**DIRECTIVE:** Omit every picture, and retype the lines that run from the beginning of the data below through the line containing "(bp.east) -- (h12a) -- (h12b) -- (pi.east);", inclusive.

**RECORDS:**

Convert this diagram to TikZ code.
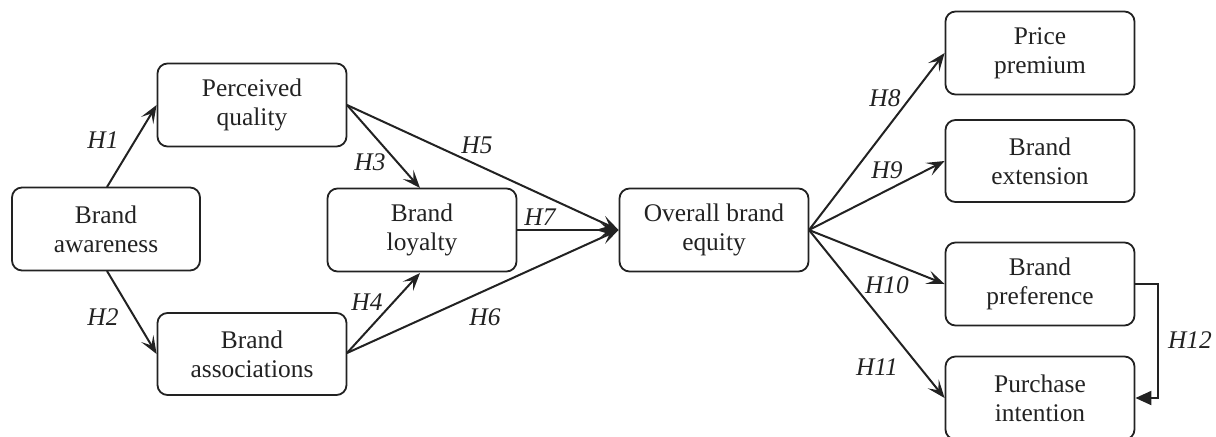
\documentclass[tikz,border=0pt]{standalone}
\usepackage{fontspec}
\setmainfont{Liberation Serif}
\usetikzlibrary{arrows.meta}
\definecolor{ink}{HTML}{222222}
\begin{document}
\begin{tikzpicture}[x=0.5pt,y=-0.5pt,
  box/.style={draw=ink, text=ink, line width=0.9pt, rounded corners=5pt, align=center,
    minimum width=94.5pt, minimum height=41.5pt, inner sep=0pt,
    font=\fontsize{12.7}{14.6}\selectfont},
  link/.style={draw=ink, line width=1pt, -{Stealth[length=9pt,width=7pt,inset=4pt]}},
  hyp/.style={text=ink, font=\fontsize{12.7}{15}\selectfont\itshape, inner sep=0pt}]
\useasboundingbox (0,0) rectangle (1216,436);

% constructs
\node[box, minimum width=94pt] (aw) at (106,229) {Brand\\awareness};
\node[box] (pq) at (252,105) {Perceived\\quality};
\node[box, minimum height=41pt] (ba) at (252,354) {Brand\\associations};
\node[box] (bl) at (422,230) {Brand\\loyalty};
\node[box] (oe) at (714,230) {Overall brand\\equity};
\node[box] (pp) at (1040,53) {Price\\premium};
\node[box, minimum height=41pt] (be) at (1040,161) {Brand\\extension};
\node[box] (bp) at (1040,284) {Brand\\preference};
\node[box] (pi) at (1040,398) {Purchase\\intention};

% anchor points on the box edges
\coordinate (awT) at (107,187);
\coordinate (awB) at (107,271);
\coordinate (pqR) at (347,105);
\coordinate (baR) at (347,353);
\coordinate (blT) at (420,188);
\coordinate (blB) at (420,273);
\coordinate (oeR) at (809,230);
\coordinate (h12a) at (1158,284);
\coordinate (h12b) at (1158,398);

% paths
\draw[link] (awT) -- (pq.west);
\draw[link] (awB) -- (ba.west);
\draw[link] (pqR) -- (blT);
\draw[link] (baR) -- (blB);
\draw[link] (pqR) -- (oe.west);
\draw[link] (baR) -- (oe.west);
\draw[link] (bl.east) -- (oe.west);
\draw[link] (oeR) -- (pp.west);
\draw[link] (oeR) -- (be.west);
\draw[link] (oeR) -- (bp.west);
\draw[link] (oeR) -- (pi.west);
\draw[draw=ink, line width=1pt, -{Triangle[length=8pt,width=7pt]}]
  (bp.east) -- (h12a) -- (h12b) -- (pi.east);

% hypothesis labels
\node[hyp] (l1) at (103,140) {H1};
\node[hyp] (l2) at (103,317) {H2};
\node[hyp] (l3) at (370,162) {H3};
\node[hyp] (l4) at (367,302) {H4};
\node[hyp] (l5) at (477,145) {H5};
\node[hyp] (l6) at (485,317) {H6};
\node[hyp] (l7) at (540,217) {H7};
\node[hyp] (l8) at (885,98) {H8};
\node[hyp] (l9) at (887,170) {H9};
\node[hyp] (l10) at (887,285) {H10};
\node[hyp] (l11) at (877,367) {H11};
\node[hyp] (l12) at (1190,340) {H12};
\end{tikzpicture}
\end{document}
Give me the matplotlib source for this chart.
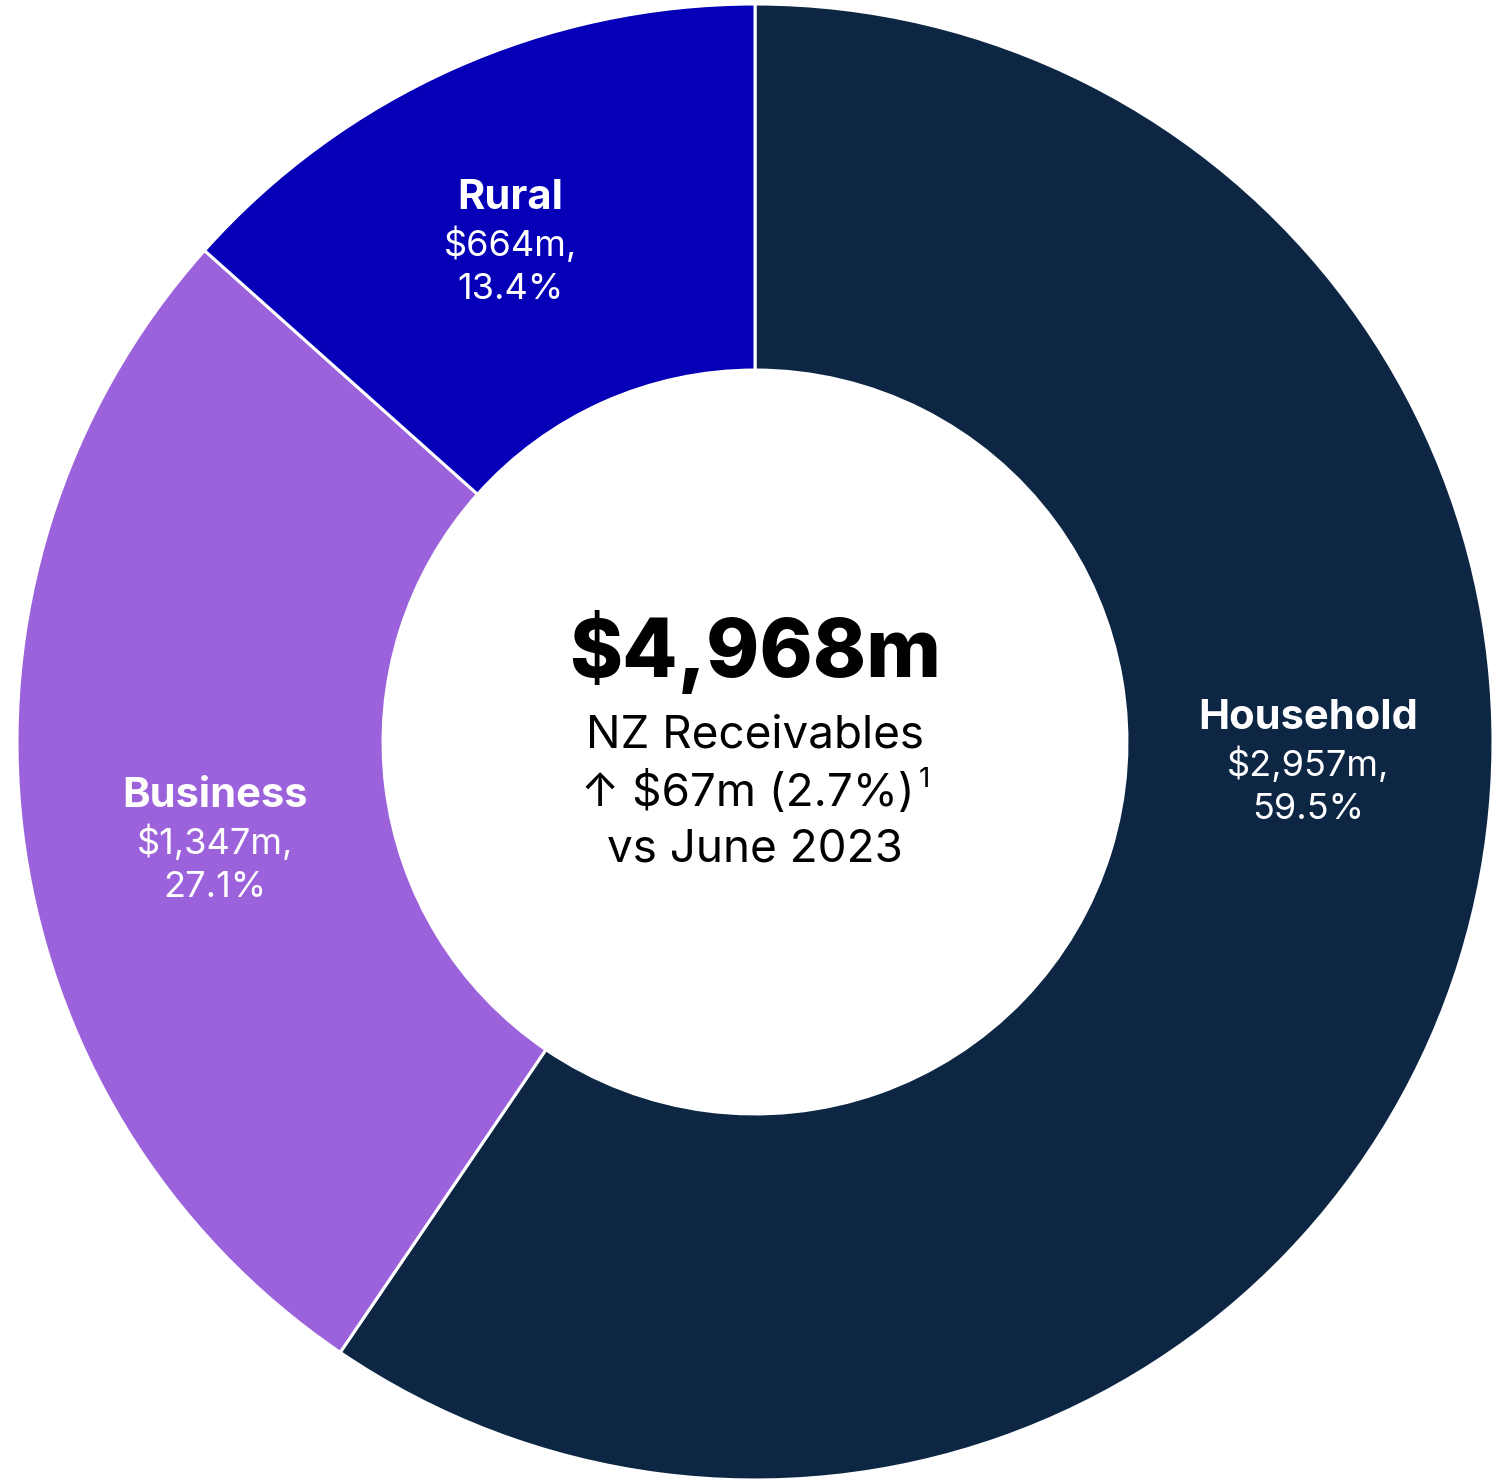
import matplotlib.pyplot as plt

plt.rcParams['font.family'] = ['Inter', 'DejaVu Sans']
plt.rcParams['text.parse_math'] = False

segments = ["Household", "Business", "Rural"]
amounts = [2957, 1347, 664]          # $m
shares = [59.5, 27.1, 13.4]          # %
colours = ["#0d2644", "#9b62db", "#0500b7"]

total = "$4,968m"
subtitle = "NZ Receivables"
change = "\u2191 $67m (2.7%)"
period = "vs June 2023"

W, H = 1493, 1484
cx, cy, R = 755, 742, 738   # centre and outer radius in pixels

fig = plt.figure(figsize=(W / 100, H / 100), dpi=100)
ax = fig.add_axes([0, 0, 1, 1])

ax.pie(shares, colors=colours, startangle=90, counterclock=False,
       radius=1, wedgeprops=dict(width=0.496, edgecolor="white", linewidth=2.2))

# pie() resets the limits, so fix them afterwards: 1 unit == R pixels
ax.set_xlim(-cx / R, (W - cx) / R)
ax.set_ylim(-(H - cy) / R, cy / R)
ax.set_aspect("auto")
ax.set_axis_off()


def px(x, y):
    return (x - cx) / R, (cy - y) / R


# segment labels: name in bold, value and share underneath
label_pos = {"Household": (1308, 718), "Business": (215, 796), "Rural": (510, 198)}
for name, amt, pct in zip(segments, amounts, shares):
    x, y = px(*label_pos[name])
    ax.text(x, y, name, color="white", fontsize=30, fontweight="bold",
            ha="center", va="center")
    ax.text(x, y - 28 / R, f"${amt:,}m,\n{pct}%", color="white", fontsize=26,
            fontweight="normal", ha="center", va="top", linespacing=1.4)

# centre summary
x, y = px(755, 652)
ax.text(x, y, total, fontsize=58, fontweight="heavy", ha="center", va="center", color="black")
x, y = px(755, 735)
ax.text(x, y, subtitle, fontsize=33, ha="center", va="center", color="black")
x, y = px(748, 793)
t = ax.text(x, y, change, fontsize=33, ha="center", va="center", color="black")
ax.annotate("1", xy=(1, 1.08), xycoords=t, xytext=(3, 0), textcoords="offset points",
            fontsize=20, ha="left", va="top", color="black")
x, y = px(755, 850)
ax.text(x, y, period, fontsize=33, ha="center", va="center", color="black")

fig.savefig("out.png", dpi=100, facecolor="white")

**CORRECT RESPONSE:**
Convert this diagram to TikZ code.
\documentclass[tikz,border=0pt]{standalone}
\usepackage{fontspec}
\setmainfont{Liberation Serif}
\usetikzlibrary{arrows.meta}
\definecolor{ink}{HTML}{222222}
\begin{document}
\begin{tikzpicture}[x=0.5pt,y=-0.5pt,
  box/.style={draw=ink, text=ink, line width=0.9pt, rounded corners=5pt, align=center,
    minimum width=94.5pt, minimum height=41.5pt, inner sep=0pt,
    font=\fontsize{12.7}{14.6}\selectfont},
  link/.style={draw=ink, line width=1pt, -{Stealth[length=9pt,width=7pt,inset=4pt]}},
  hyp/.style={text=ink, font=\fontsize{12.7}{15}\selectfont\itshape, inner sep=0pt}]
\useasboundingbox (0,0) rectangle (1216,436);

% constructs
\node[box, minimum width=94pt] (aw) at (106,229) {Brand\\awareness};
\node[box] (pq) at (252,105) {Perceived\\quality};
\node[box, minimum height=41pt] (ba) at (252,354) {Brand\\associations};
\node[box] (bl) at (422,230) {Brand\\loyalty};
\node[box] (oe) at (714,230) {Overall brand\\equity};
\node[box] (pp) at (1040,53) {Price\\premium};
\node[box, minimum height=41pt] (be) at (1040,161) {Brand\\extension};
\node[box] (bp) at (1040,284) {Brand\\preference};
\node[box] (pi) at (1040,398) {Purchase\\intention};

% anchor points on the box edges
\coordinate (awT) at (107,187);
\coordinate (awB) at (107,271);
\coordinate (pqR) at (347,105);
\coordinate (baR) at (347,353);
\coordinate (blT) at (420,188);
\coordinate (blB) at (420,273);
\coordinate (oeR) at (809,230);
\coordinate (h12a) at (1158,284);
\coordinate (h12b) at (1158,398);

% paths
\draw[link] (awT) -- (pq.west);
\draw[link] (awB) -- (ba.west);
\draw[link] (pqR) -- (blT);
\draw[link] (baR) -- (blB);
\draw[link] (pqR) -- (oe.west);
\draw[link] (baR) -- (oe.west);
\draw[link] (bl.east) -- (oe.west);
\draw[link] (oeR) -- (pp.west);
\draw[link] (oeR) -- (be.west);
\draw[link] (oeR) -- (bp.west);
\draw[link] (oeR) -- (pi.west);
\draw[draw=ink, line width=1pt, -{Triangle[length=8pt,width=7pt]}]
  (bp.east) -- (h12a) -- (h12b) -- (pi.east);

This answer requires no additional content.